The cheapest way of growing flowers by the million in wood, meadow, and orchard, where they will multiply without care and create visions of supreme beauty.

BY FAR the most important lesson England has to teach us about bulbs is that they furnish the cheapest way of growing flowers by the million in wood, meadow, and orchard, where they will look and act like wild flowers, multiplying without care and finally creating visions of supreme beauty.

For example, take the two daffodil pictures on plates 86 and 87. You could see these yellow flowers tossing " their heads in sprightly dance," on your own grassy land, without any sign of the spade or handiwork of man! It is hard to realize that daffodils live as long as apple trees and are surer to bear a crop every year. Yet there is a field near Trenton, N. J., where they have been blooming every April for one hundred years without care!

From the economic point of view wild gardening is absolutely justified, because it is the cheapest form of gardening. These daffodils, for instance, cost one or two cents a bulb. They do not interfere with a hay crop in meadow or orchard. By the middle of June, when you are ready to cut hay, the leaves of the daffodils will have ripened, turned yellow, and fallen flat upon the ground.
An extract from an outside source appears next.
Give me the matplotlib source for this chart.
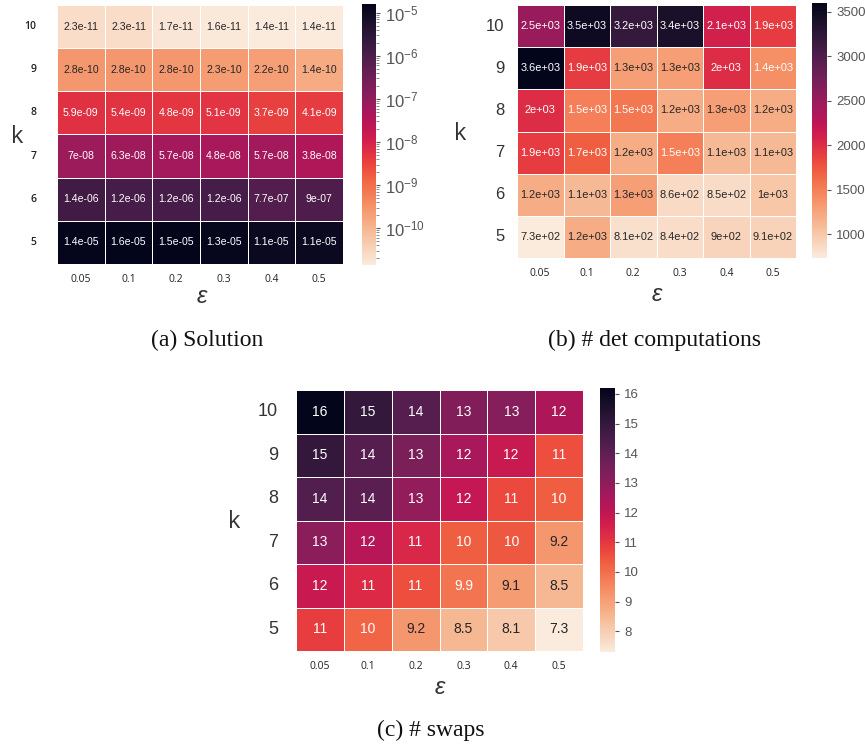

The same is true of all other spring-blooming bulbs that have strength enough to force their way through the turf year after year. They do not seriously reduce the hay crop, and cutting the hay does not harm them at all.

But can foreign flowers ever look like wild flowers in America? Certainly. The poet's narcissuses not native to England, but who knows or cares, save the botanist? The great thing for England is that it multiplies of its own accord, producing myriads of fragrant, starry white blossoms in May, and bending before the breeze with as much wild grace as any native flower you could name.

So, too, there are dozens of beautiful foreign plants that have run wild in America with little or no help from man, e. g., the buttercup, sweet rocket, Johnny-jump-up, spiked loosestrife, wall pepper, barberry, and marsh mallow. It comes as a surprise to us to learn that these are natives, not of America but of Europe.

The underlying principle is this: Any flower will look wild if it can hold its own or multiply without care in the long grass or in the woods. The costliest flowers in the world will not look wild if they last only a season or two, or if there is any evidence of the spade or watering pot.

England is the home of wild gardening, and we must go there to see how to make the most ravishing pictures with bulbs. I cannot see that the English have any great climatic advantage over us in respect to bulbs. They can grow a few kinds with which we usually fail, e. g., the florist's anemone and ranunculus, the winter aconite, European cyclamen, Grecian wind-flower, and Apennine anemone. On the other hand, we can grow gladioli better than they. Their early spring gives them twice as long a season for daffodils as New England has, for they have many varieties that will bloom in March. They have a commercial advantage in being able to buy bulbs very cheaply, while we have a big duty to pay.

DAFFODILS PLANTED IN A NATURAL AND PICTURESQUE WAY.

88. DAFFODILS PLANTED IN A NATURAL AND PICTURESQUE WAY. NOT IN SOLID MASSES AS IN A NURSERY, NOR YET SCATTERED AIMLESSLY. UPPER POOL, GRAVETYE.

On the other hand, America ought to excel England in wild gardening because we have more land and wealth and a greater variety of climate, soil, and plants. Eventually we must grow our own bulbs so that they will blossom in every door yard in the land.

The best English effects with bulbs are easy to reproduce in America, because all we have to do, in most cases, is to plant the bulbs in good soil this fall and they will bloom next spring. In other departments of gardening it is necessary for us to use many substitutes or equivalents. In the case of bulbs we can generally use the identical varieties grown in England.